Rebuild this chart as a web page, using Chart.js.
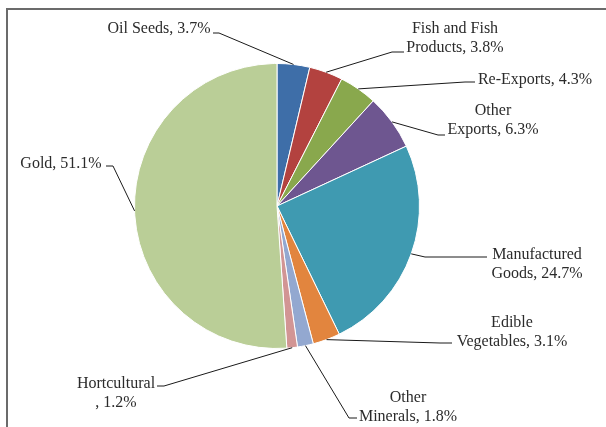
<!DOCTYPE html>
<html>
<head>
<meta charset="utf-8">
<script src="https://cdn.jsdelivr.net/npm/chart.js@4/dist/chart.umd.min.js"></script>
<style>
  html, body { margin: 0; padding: 0; background: #fff; overflow: hidden; }
  #pie { display: block; }
</style>
</head>
<body>
<canvas id="pie" width="606" height="427"></canvas>
<script>
// export shares, clockwise from 12 o'clock
const categories = ["Oil Seeds", "Fish and Fish Products", "Re-Exports", "Other Exports",
  "Manufactured Goods", "Edible Vegetables", "Other Minerals", "Hortcultural", "Gold"];
const shares = [3.7, 3.8, 4.3, 6.3, 24.7, 3.1, 1.8, 1.2, 51.1];
const colors = ["#3E6EA8", "#B3423F", "#89A84D", "#6E5690", "#3F9AB1", "#E2853E",
  "#93A8D0", "#D29594", "#BACE97"];

// where each label goes: first-line length (0 = single line), centre x, first line y
const wrapAt = [0, 13, 0, 5, 12, 6, 5, 12, 0];
const labelPos = [[159, 29], [455, 29], [535, 80], [493, 111], [537, 255],
  [512, 323], [408, 398], [116, 384], [61, 164]];
// leader stub next to each label (label end first)
const stubs = [
  [[213, 33], [219, 33]],
  [[404, 52], [392, 52]],
  [[475, 82], [465, 82]],
  [[445, 135], [438, 135]],
  [[487, 257], [425, 257]],
  [[452, 343], [440, 343]],
  [[357, 418], [349, 418]],
  [[157, 386], [164, 386]],
  [[106, 166], [113, 166]]
];

function labelLines(i) {
  const txt = categories[i] + ", " + shares[i].toFixed(1) + "%";
  const n = wrapAt[i];
  if (!n) return [txt];
  return [txt.slice(0, n), txt.slice(n).replace(/^ +/, "")];
}

// frame round the chart (left and top edges show)
const framePlugin = {
  id: "frame",
  beforeDraw(chart) {
    const ctx = chart.ctx;
    ctx.save();
    ctx.strokeStyle = "#6b6b6b";
    ctx.lineWidth = 2;
    ctx.beginPath();
    ctx.moveTo(7, 427);
    ctx.lineTo(7, 9);
    ctx.lineTo(606, 9);
    ctx.stroke();
    ctx.restore();
  }
};

// data labels with leader lines
const labelPlugin = {
  id: "pieLabels",
  afterDatasetsDraw(chart) {
    const ctx = chart.ctx;
    const arcs = chart.getDatasetMeta(0).data;
    ctx.save();
    ctx.strokeStyle = "#1a1a1a";
    ctx.lineWidth = 1;
    arcs.forEach((arc, i) => {
      const p = arc.getProps(["x", "y", "startAngle", "endAngle", "outerRadius"], true);
      const mid = (p.startAngle + p.endAngle) / 2;
      const ax = p.x + Math.cos(mid) * p.outerRadius;
      const ay = p.y + Math.sin(mid) * p.outerRadius;
      const s = stubs[i];
      ctx.beginPath();
      ctx.moveTo(s[0][0], s[0][1]);
      ctx.lineTo(s[1][0], s[1][1]);
      ctx.lineTo(ax, ay);
      ctx.stroke();
    });
    ctx.fillStyle = "#2b2b2b";
    ctx.font = "16px 'Liberation Serif', 'Times New Roman', serif";
    ctx.textAlign = "center";
    ctx.textBaseline = "middle";
    arcs.forEach((arc, i) => {
      labelLines(i).forEach((line, k) => {
        ctx.fillText(line, labelPos[i][0], labelPos[i][1] + k * 19);
      });
    });
    ctx.restore();
  }
};

new Chart(document.getElementById("pie"), {
  type: "pie",
  data: {
    labels: categories,
    datasets: [{
      data: shares,
      backgroundColor: colors,
      borderColor: "#ffffff",
      borderWidth: 1
    }]
  },
  options: {
    responsive: false,
    animation: false,
    layout: { padding: { left: 134, right: 186, top: 63, bottom: 78 } },
    plugins: {
      legend: { display: false },
      tooltip: { enabled: false }
    }
  },
  plugins: [framePlugin, labelPlugin]
});
</script>
</body>
</html>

TASK DIRECTIONS
Without the pictures, output the full listing exactly as it stands.

THE RESULT
Rebuild this chart as a web page, using Chart.js.
<!DOCTYPE html>
<html>
<head>
<meta charset="utf-8">
<script src="https://cdn.jsdelivr.net/npm/chart.js@4/dist/chart.umd.min.js"></script>
<style>
  html, body { margin: 0; padding: 0; background: #fff; overflow: hidden; }
  #pie { display: block; }
</style>
</head>
<body>
<canvas id="pie" width="606" height="427"></canvas>
<script>
// export shares, clockwise from 12 o'clock
const categories = ["Oil Seeds", "Fish and Fish Products", "Re-Exports", "Other Exports",
  "Manufactured Goods", "Edible Vegetables", "Other Minerals", "Hortcultural", "Gold"];
const shares = [3.7, 3.8, 4.3, 6.3, 24.7, 3.1, 1.8, 1.2, 51.1];
const colors = ["#3E6EA8", "#B3423F", "#89A84D", "#6E5690", "#3F9AB1", "#E2853E",
  "#93A8D0", "#D29594", "#BACE97"];

// where each label goes: first-line length (0 = single line), centre x, first line y
const wrapAt = [0, 13, 0, 5, 12, 6, 5, 12, 0];
const labelPos = [[159, 29], [455, 29], [535, 80], [493, 111], [537, 255],
  [512, 323], [408, 398], [116, 384], [61, 164]];
// leader stub next to each label (label end first)
const stubs = [
  [[213, 33], [219, 33]],
  [[404, 52], [392, 52]],
  [[475, 82], [465, 82]],
  [[445, 135], [438, 135]],
  [[487, 257], [425, 257]],
  [[452, 343], [440, 343]],
  [[357, 418], [349, 418]],
  [[157, 386], [164, 386]],
  [[106, 166], [113, 166]]
];

function labelLines(i) {
  const txt = categories[i] + ", " + shares[i].toFixed(1) + "%";
  const n = wrapAt[i];
  if (!n) return [txt];
  return [txt.slice(0, n), txt.slice(n).replace(/^ +/, "")];
}

// frame round the chart (left and top edges show)
const framePlugin = {
  id: "frame",
  beforeDraw(chart) {
    const ctx = chart.ctx;
    ctx.save();
    ctx.strokeStyle = "#6b6b6b";
    ctx.lineWidth = 2;
    ctx.beginPath();
    ctx.moveTo(7, 427);
    ctx.lineTo(7, 9);
    ctx.lineTo(606, 9);
    ctx.stroke();
    ctx.restore();
  }
};

// data labels with leader lines
const labelPlugin = {
  id: "pieLabels",
  afterDatasetsDraw(chart) {
    const ctx = chart.ctx;
    const arcs = chart.getDatasetMeta(0).data;
    ctx.save();
    ctx.strokeStyle = "#1a1a1a";
    ctx.lineWidth = 1;
    arcs.forEach((arc, i) => {
      const p = arc.getProps(["x", "y", "startAngle", "endAngle", "outerRadius"], true);
      const mid = (p.startAngle + p.endAngle) / 2;
      const ax = p.x + Math.cos(mid) * p.outerRadius;
      const ay = p.y + Math.sin(mid) * p.outerRadius;
      const s = stubs[i];
      ctx.beginPath();
      ctx.moveTo(s[0][0], s[0][1]);
      ctx.lineTo(s[1][0], s[1][1]);
      ctx.lineTo(ax, ay);
      ctx.stroke();
    });
    ctx.fillStyle = "#2b2b2b";
    ctx.font = "16px 'Liberation Serif', 'Times New Roman', serif";
    ctx.textAlign = "center";
    ctx.textBaseline = "middle";
    arcs.forEach((arc, i) => {
      labelLines(i).forEach((line, k) => {
        ctx.fillText(line, labelPos[i][0], labelPos[i][1] + k * 19);
      });
    });
    ctx.restore();
  }
};

new Chart(document.getElementById("pie"), {
  type: "pie",
  data: {
    labels: categories,
    datasets: [{
      data: shares,
      backgroundColor: colors,
      borderColor: "#ffffff",
      borderWidth: 1
    }]
  },
  options: {
    responsive: false,
    animation: false,
    layout: { padding: { left: 134, right: 186, top: 63, bottom: 78 } },
    plugins: {
      legend: { display: false },
      tooltip: { enabled: false }
    }
  },
  plugins: [framePlugin, labelPlugin]
});
</script>
</body>
</html>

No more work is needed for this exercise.